H2O (software)
H2O is an open-source, in-memory, distributed machine learning and predictive analytics platform developed by the company H2O.ai. The software uses a distributed architecture for parallel processing on standard hardware. It supports algorithms for large-scale data analysis and model deployment.
H2O is primarily used by data scientists and developers for statistical modeling and data-driven decision-making. The platform is designed to handle in-memory computations across a distributed computing environment. It offers implementations for numerous statistical and machine learning algorithms, which are accessible through various programming interfaces.
The software is released under the Apache License 2.0.
Functionality and features
H2O provides a suite of supervised and unsupervised machine learning algorithms. Its core functions include:- Supervised learning: algorithms in the field of statistics, data mining and machine learning such as generalized linear models, random forests, gradient boosting and deep learning are implemented for classification and regression tasks.

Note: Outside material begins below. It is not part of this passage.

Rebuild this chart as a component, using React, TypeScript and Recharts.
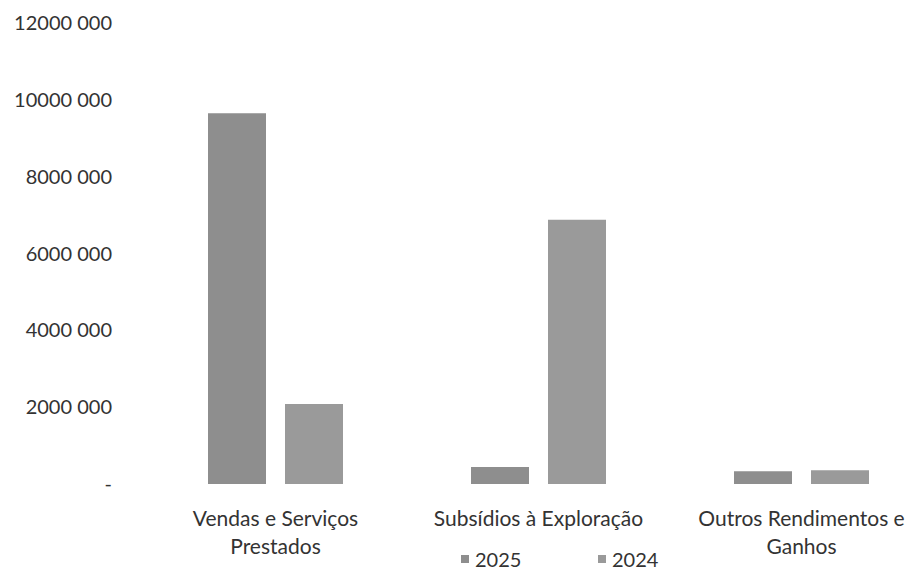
import React from "react";
import { BarChart, Bar, XAxis, YAxis, Legend } from "recharts";

const categories = [
  "Vendas e Serviços Prestados",
  "Subsídios à Exploração",
  "Outros Rendimentos e Ganhos",
];
const seriesNames = ["2025", "2024"];
const values2025 = [9650000, 440000, 330000];
const values2024 = [2080000, 6880000, 360000];
const yTicks = [0, 2000000, 4000000, 6000000, 8000000, 10000000, 12000000];
const yTickLabels = ["-", "2000 000", "4000 000", "6000 000", "8000 000", "10000 000", "12000 000"];

const data = categories.map((name, i) => ({
  name,
  y2025: values2025[i],
  y2024: values2024[i],
}));

const FONT = "Lato, 'Open Sans', sans-serif";
const TEXT = "#333333";

// greedy word wrap, like Excel does for long category names
function wrap(label: string, maxChars: number) {
  const lines: string[] = [];
  let cur = "";
  for (const w of label.split(" ")) {
    const next = cur ? cur + " " + w : w;
    if (next.length > maxChars && cur) {
      lines.push(cur);
      cur = w;
    } else {
      cur = next;
    }
  }
  if (cur) lines.push(cur);
  return lines;
}

function CategoryTick(props: any) {
  const { x, y, payload } = props;
  const lines = wrap(payload.value, 22);
  return (
    <text
      x={x}
      y={y}
      textAnchor="middle"
      fill={TEXT}
      fontFamily={FONT}
      fontSize={21}
    >
      {lines.map((l, i) => (
        <tspan key={i} x={x} dy={i === 0 ? 16 : 28}>
          {l}
        </tspan>
      ))}
    </text>
  );
}

function LegendContent(props: any) {
  const items = [...(props.payload || [])].sort(
    (a: any, b: any) => seriesNames.indexOf(a.value) - seriesNames.indexOf(b.value)
  );
  return (
    <div style={{ display: "flex", fontFamily: FONT, fontSize: 20, lineHeight: "22px", color: TEXT }}>
      {items.map((p: any) => (
        <div key={p.value} style={{ display: "flex", alignItems: "center", width: 137 }}>
          <span style={{ width: 8, height: 8, background: p.color, marginRight: 6 }} />
          <span>{p.value}</span>
        </div>
      ))}
    </div>
  );
}

export default function App() {
  return (
    <div
      style={{
        position: "absolute",
        left: 0,
        top: 0,
        width: 915,
        height: 571,
        overflow: "hidden",
        background: "#fff",
      }}
    >
      <BarChart
        width={940}
        height={571}
        data={data}
        margin={{ top: 23, right: 7, bottom: 35, left: 0 }}
        barSize={58}
        barGap={19}
      >
        <YAxis
          width={144}
          domain={[0, 12000000]}
          ticks={yTicks}
          interval={0}
          axisLine={false}
          tickLine={false}
          tickSize={0}
          tickMargin={32}
          tickFormatter={(v: number) => yTickLabels[yTicks.indexOf(v)]}
          tick={{ fill: TEXT, fontFamily: FONT, fontSize: 20 }}
        />
        <XAxis
          dataKey="name"
          axisLine={false}
          tickLine={false}
          tickSize={0}
          tickMargin={26}
          interval={0}
          tick={<CategoryTick />}
        />
        <Legend
          verticalAlign="bottom"
          content={<LegendContent />}
          wrapperStyle={{ left: 461, top: 548, width: 300 }}
        />
        <Bar dataKey="y2025" name="2025" fill="#8e8e8e" isAnimationActive={false} />
        <Bar dataKey="y2024" name="2024" fill="#9a9a9a" isAnimationActive={false} />
      </BarChart>
    </div>
  );
}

- Unsupervised learning: including K-Means clustering and principal component analysis.
- Automated machine learning: a features designed to automate the processes of model selection, tuning, and ensemble creation.
Architecture
H2O is primarily written in Java. It uses a distributed architecture that allows the platform to cluster nodes for parallel processing and in-memory storage of data and models.Users interact with the H2O platform through several primary interfaces:
- Programming language interfaces: APIs are provided for the R and Python programming languages, and various Apache offerings.
- H2O Flow: a graphical web-based interactive computational environment that functions as a notebook interface for data exploration, model building, and scripting.
- REST-API: allows for integration with other applications and frameworks such as Microsoft Excel or RStudio. With the H2O Machine Learning Integration Nodes, KNIME offers algorithmic workflows.